* BEGIN SOURCE DATA *

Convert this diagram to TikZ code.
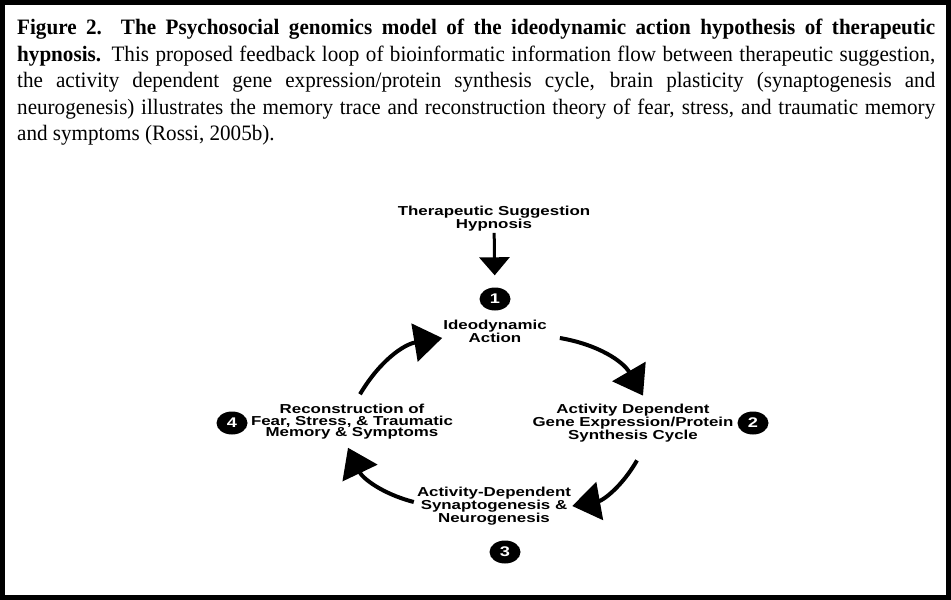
\documentclass[tikz,border=0pt]{standalone}
\usepackage{fontspec}
\setmainfont{Liberation Serif}[FakeStretch=0.96]
\newfontfamily\diagfont{Liberation Sans}[FakeStretch=1.3]
\usetikzlibrary{arrows.meta,shapes.geometric}

\tikzstyle{cS}=[text width=918pt, align=justify, inner sep=0pt, font=\fontsize{22}{26.5}\selectfont]
\tikzstyle{tS}=[align=center, inner sep=1pt, font={\diagfont\bfseries\fontsize{13}{11.5}\selectfont}]
\tikzstyle{nC}=[ellipse, fill=black, text=white, minimum width=31pt, minimum height=23pt, inner sep=0pt, font={\diagfont\bfseries\fontsize{14}{14}\selectfont}]
\tikzstyle{eD}=[line width=3pt, -{Triangle[length=18pt,width=30pt]}]
\tikzstyle{eA}=[line width=4pt, -{Triangle[length=28pt,width=38pt]}, bend left=25]

\begin{document}
\begin{tikzpicture}[x=1pt,y=-1pt]
    \useasboundingbox (0,0) rectangle (951,600);
    \draw[line width=5pt] (2.5,2.5) rectangle (948.5,597.5);

    \draw (17,19) node[cS, anchor=north west] (cap) {\textbf{Figure 2.\ \ The Psychosocial genomics model of the ideodynamic action hypothesis of therapeutic}\linebreak \textbf{hypnosis.} This proposed feedback loop of bioinformatic information flow between therapeutic suggestion,\linebreak the activity dependent gene expression/protein synthesis cycle, brain plasticity (synaptogenesis and\linebreak neurogenesis) illustrates the memory trace and reconstruction theory of fear, stress, and traumatic memory\linebreak and symptoms (Rossi, 2005b).};

    \draw (494,219) node[tS] (sugg) {Therapeutic Suggestion\\Hypnosis};
    \draw (495,299) node[nC] (n1) {1};
    \draw (495,331) node[tS] (ideo) {Ideodynamic\\Action};
    \draw (633,423) node[tS] (gene) {Activity Dependent\\Gene Expression/Protein\\Synthesis Cycle};
    \draw (753,423) node[nC] (n2) {2};
    \draw (494,506) node[tS] (syn) {Activity-Dependent\\Synaptogenesis \&\\Neurogenesis};
    \draw (505,552) node[nC] (n3) {3};
    \draw (352,422) node[tS] (rec) {Reconstruction of\\Fear, Stress, \& Traumatic\\Memory \& Symptoms};
    \draw (232,423) node[nC] (n4) {4};

    \path
        (sugg) edge[eD, shorten >=12pt] (n1)
        ([shift={(12,7)}]ideo.east) edge[eA] ([shift={(10,-7)}]gene.north)
        ([shift={(4,17)}]gene.south) edge[eA] (syn.east)
        ([shift={(-2,-4)}]syn.west) edge[eA] ([shift={(-4,7)}]rec.south)
        ([shift={(8,-9)}]rec.north) edge[eA] ([shift={(0,7)}]ideo.west)
    ;
\end{tikzpicture}
\end{document}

* END SOURCE DATA *

#### TASK DETAILS
Exactly as written, return every line of the listing, but not the pictures.

#### SOLUTION FOR THIS EXERCISE
Convert this diagram to TikZ code.
\documentclass[tikz,border=0pt]{standalone}
\usepackage{fontspec}
\setmainfont{Liberation Serif}[FakeStretch=0.96]
\newfontfamily\diagfont{Liberation Sans}[FakeStretch=1.3]
\usetikzlibrary{arrows.meta,shapes.geometric}

\tikzstyle{cS}=[text width=918pt, align=justify, inner sep=0pt, font=\fontsize{22}{26.5}\selectfont]
\tikzstyle{tS}=[align=center, inner sep=1pt, font={\diagfont\bfseries\fontsize{13}{11.5}\selectfont}]
\tikzstyle{nC}=[ellipse, fill=black, text=white, minimum width=31pt, minimum height=23pt, inner sep=0pt, font={\diagfont\bfseries\fontsize{14}{14}\selectfont}]
\tikzstyle{eD}=[line width=3pt, -{Triangle[length=18pt,width=30pt]}]
\tikzstyle{eA}=[line width=4pt, -{Triangle[length=28pt,width=38pt]}, bend left=25]

\begin{document}
\begin{tikzpicture}[x=1pt,y=-1pt]
    \useasboundingbox (0,0) rectangle (951,600);
    \draw[line width=5pt] (2.5,2.5) rectangle (948.5,597.5);

    \draw (17,19) node[cS, anchor=north west] (cap) {\textbf{Figure 2.\ \ The Psychosocial genomics model of the ideodynamic action hypothesis of therapeutic}\linebreak \textbf{hypnosis.} This proposed feedback loop of bioinformatic information flow between therapeutic suggestion,\linebreak the activity dependent gene expression/protein synthesis cycle, brain plasticity (synaptogenesis and\linebreak neurogenesis) illustrates the memory trace and reconstruction theory of fear, stress, and traumatic memory\linebreak and symptoms (Rossi, 2005b).};

    \draw (494,219) node[tS] (sugg) {Therapeutic Suggestion\\Hypnosis};
    \draw (495,299) node[nC] (n1) {1};
    \draw (495,331) node[tS] (ideo) {Ideodynamic\\Action};
    \draw (633,423) node[tS] (gene) {Activity Dependent\\Gene Expression/Protein\\Synthesis Cycle};
    \draw (753,423) node[nC] (n2) {2};
    \draw (494,506) node[tS] (syn) {Activity-Dependent\\Synaptogenesis \&\\Neurogenesis};
    \draw (505,552) node[nC] (n3) {3};
    \draw (352,422) node[tS] (rec) {Reconstruction of\\Fear, Stress, \& Traumatic\\Memory \& Symptoms};
    \draw (232,423) node[nC] (n4) {4};

    \path
        (sugg) edge[eD, shorten >=12pt] (n1)
        ([shift={(12,7)}]ideo.east) edge[eA] ([shift={(10,-7)}]gene.north)
        ([shift={(4,17)}]gene.south) edge[eA] (syn.east)
        ([shift={(-2,-4)}]syn.west) edge[eA] ([shift={(-4,7)}]rec.south)
        ([shift={(8,-9)}]rec.north) edge[eA] ([shift={(0,7)}]ideo.west)
    ;
\end{tikzpicture}
\end{document}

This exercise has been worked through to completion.